## Data excerpt
────────────────
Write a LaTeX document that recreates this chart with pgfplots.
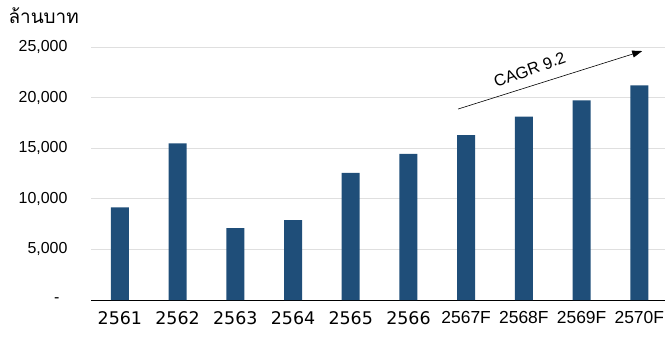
\documentclass[border=0pt]{standalone}
\usepackage{pgfplots}
\pgfplotsset{compat=1.18}
\usepackage{fontspec}
\setmainfont{Liberation Sans}
\newfontfamily\thaifont[Script=Thai]{Loma}
\newfontfamily\dejavu{DejaVu Sans}
\usetikzlibrary{arrows.meta}
\definecolor{barblue}{RGB}{31,78,121}
\begin{document}
\begin{tikzpicture}
\begin{axis}[name=ax, scale only axis, width=574bp, height=253bp,
  xmin=-0.5, xmax=9.445, ymin=0, ymax=25000,
  ybar, bar width=18bp,
  scaled y ticks=false,
  xtick={0,1,2,3,4,5,6,7,8,9},
  xticklabels={{\dejavu 2561},{\dejavu 2562},{\dejavu 2563},{\dejavu 2564},{\dejavu 2565},{\dejavu 2566},{2567F},{2568F},{2569F},{2570F}},
  ytick={0,5000,10000,15000,20000,25000},
  yticklabels={{-\hspace*{8bp}},{5,000},{10,000},{15,000},{20,000},{25,000}},
  ymajorgrids, grid style={draw=gray!25, line width=0.8pt},
  major tick length=0,
  axis y line*=left, axis x line*=bottom,
  y axis line style={draw=none}, x axis line style={black, line width=1pt},
  yticklabel style={font=\fontsize{16}{18}\selectfont, xshift=-20bp},
  xticklabel style={font=\fontsize{17.5}{19}\selectfont, yshift=-8bp},
  clip=false,
]
\addplot[fill=barblue, draw=none] coordinates {(0,9150) (1,15480) (2,7110) (3,7900) (4,12550) (5,14430) (6,16300) (7,18110) (8,19730) (9,21210)};
\draw[-{Triangle[length=10bp,width=7bp]}, line width=0.6pt] (axis cs:5.86,18870) -- (axis cs:9.05,24600);
\node[rotate=20, font=\fontsize{16.5}{18}\selectfont] at (axis cs:7.1,22750) {CAGR 9.2};
\end{axis}
\node[anchor=base west, font=\fontsize{19}{21}\selectfont\thaifont] at ([xshift=-86bp,yshift=23bp]ax.north west) {ล้านบาท};
\pgfresetboundingbox
\path ([xshift=-91bp,yshift=-38bp]ax.south west) rectangle ([yshift=47bp]ax.north east);
\end{tikzpicture}
\end{document}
────────────────
## What is expected
Your task is an exact transcription of all the data, minus the pictures.

## Worked answer
Write a LaTeX document that recreates this chart with pgfplots.
\documentclass[border=0pt]{standalone}
\usepackage{pgfplots}
\pgfplotsset{compat=1.18}
\usepackage{fontspec}
\setmainfont{Liberation Sans}
\newfontfamily\thaifont[Script=Thai]{Loma}
\newfontfamily\dejavu{DejaVu Sans}
\usetikzlibrary{arrows.meta}
\definecolor{barblue}{RGB}{31,78,121}
\begin{document}
\begin{tikzpicture}
\begin{axis}[name=ax, scale only axis, width=574bp, height=253bp,
  xmin=-0.5, xmax=9.445, ymin=0, ymax=25000,
  ybar, bar width=18bp,
  scaled y ticks=false,
  xtick={0,1,2,3,4,5,6,7,8,9},
  xticklabels={{\dejavu 2561},{\dejavu 2562},{\dejavu 2563},{\dejavu 2564},{\dejavu 2565},{\dejavu 2566},{2567F},{2568F},{2569F},{2570F}},
  ytick={0,5000,10000,15000,20000,25000},
  yticklabels={{-\hspace*{8bp}},{5,000},{10,000},{15,000},{20,000},{25,000}},
  ymajorgrids, grid style={draw=gray!25, line width=0.8pt},
  major tick length=0,
  axis y line*=left, axis x line*=bottom,
  y axis line style={draw=none}, x axis line style={black, line width=1pt},
  yticklabel style={font=\fontsize{16}{18}\selectfont, xshift=-20bp},
  xticklabel style={font=\fontsize{17.5}{19}\selectfont, yshift=-8bp},
  clip=false,
]
\addplot[fill=barblue, draw=none] coordinates {(0,9150) (1,15480) (2,7110) (3,7900) (4,12550) (5,14430) (6,16300) (7,18110) (8,19730) (9,21210)};
\draw[-{Triangle[length=10bp,width=7bp]}, line width=0.6pt] (axis cs:5.86,18870) -- (axis cs:9.05,24600);
\node[rotate=20, font=\fontsize{16.5}{18}\selectfont] at (axis cs:7.1,22750) {CAGR 9.2};
\end{axis}
\node[anchor=base west, font=\fontsize{19}{21}\selectfont\thaifont] at ([xshift=-86bp,yshift=23bp]ax.north west) {ล้านบาท};
\pgfresetboundingbox
\path ([xshift=-91bp,yshift=-38bp]ax.south west) rectangle ([yshift=47bp]ax.north east);
\end{tikzpicture}
\end{document}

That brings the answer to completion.